PROVIDED DATA -
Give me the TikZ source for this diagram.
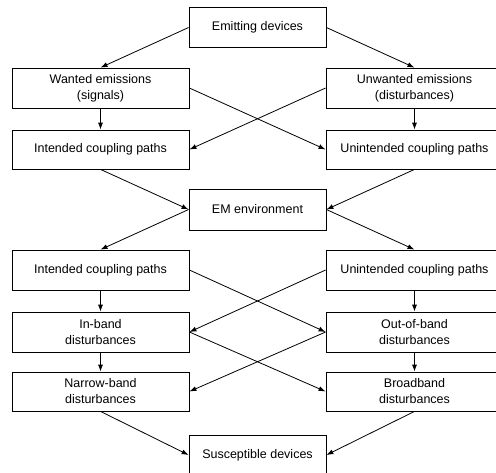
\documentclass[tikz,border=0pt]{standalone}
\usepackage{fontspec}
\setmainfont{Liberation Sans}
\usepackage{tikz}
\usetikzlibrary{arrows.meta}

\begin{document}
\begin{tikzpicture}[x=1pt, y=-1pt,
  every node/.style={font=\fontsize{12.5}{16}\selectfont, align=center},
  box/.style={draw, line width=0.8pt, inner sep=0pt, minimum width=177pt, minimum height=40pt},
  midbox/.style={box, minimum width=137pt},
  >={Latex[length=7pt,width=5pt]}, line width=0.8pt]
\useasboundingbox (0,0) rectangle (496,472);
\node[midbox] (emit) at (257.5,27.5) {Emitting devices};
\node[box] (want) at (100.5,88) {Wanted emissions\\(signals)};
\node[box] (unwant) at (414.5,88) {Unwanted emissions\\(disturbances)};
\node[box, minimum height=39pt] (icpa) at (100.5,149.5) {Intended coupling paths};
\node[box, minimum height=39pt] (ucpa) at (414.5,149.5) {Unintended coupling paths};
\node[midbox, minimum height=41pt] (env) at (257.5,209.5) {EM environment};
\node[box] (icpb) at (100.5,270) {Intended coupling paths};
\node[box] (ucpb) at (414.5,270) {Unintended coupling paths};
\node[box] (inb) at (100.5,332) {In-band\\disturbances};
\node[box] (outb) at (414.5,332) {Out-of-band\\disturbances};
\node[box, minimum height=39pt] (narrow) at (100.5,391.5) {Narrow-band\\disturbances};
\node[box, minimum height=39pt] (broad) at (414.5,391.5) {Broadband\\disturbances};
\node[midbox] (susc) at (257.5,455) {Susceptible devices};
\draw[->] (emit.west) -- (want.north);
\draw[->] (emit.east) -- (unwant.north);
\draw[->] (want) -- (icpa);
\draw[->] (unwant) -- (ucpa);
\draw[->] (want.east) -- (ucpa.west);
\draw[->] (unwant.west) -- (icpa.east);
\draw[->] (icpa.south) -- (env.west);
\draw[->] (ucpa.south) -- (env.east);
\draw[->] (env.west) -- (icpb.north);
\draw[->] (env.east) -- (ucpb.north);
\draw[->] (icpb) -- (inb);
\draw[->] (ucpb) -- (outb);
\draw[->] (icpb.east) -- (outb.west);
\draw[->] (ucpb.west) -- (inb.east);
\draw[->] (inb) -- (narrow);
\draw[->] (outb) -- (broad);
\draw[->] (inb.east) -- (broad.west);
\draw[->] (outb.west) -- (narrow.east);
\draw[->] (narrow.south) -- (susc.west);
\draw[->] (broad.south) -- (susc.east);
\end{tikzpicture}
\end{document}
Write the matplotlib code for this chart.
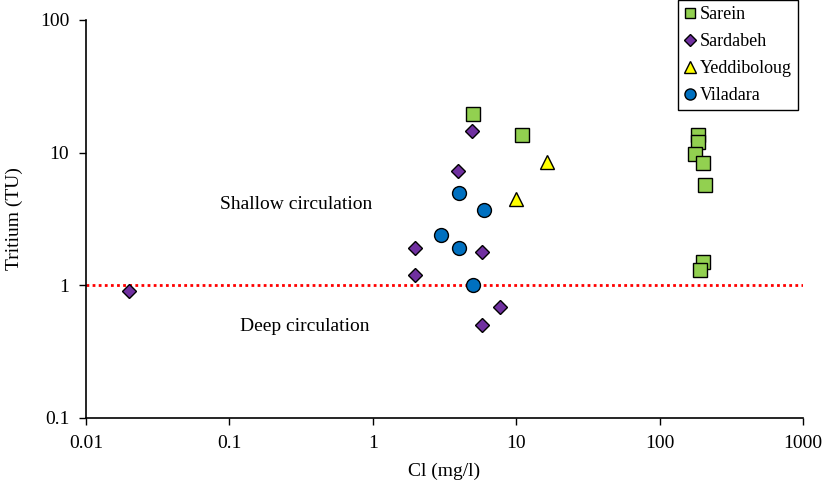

REQUIREMENT - Gather each line from the listing above that holds "this".

EXPECTED OUTPUT -
Give me the TikZ source for this diagram.
Write the matplotlib code for this chart.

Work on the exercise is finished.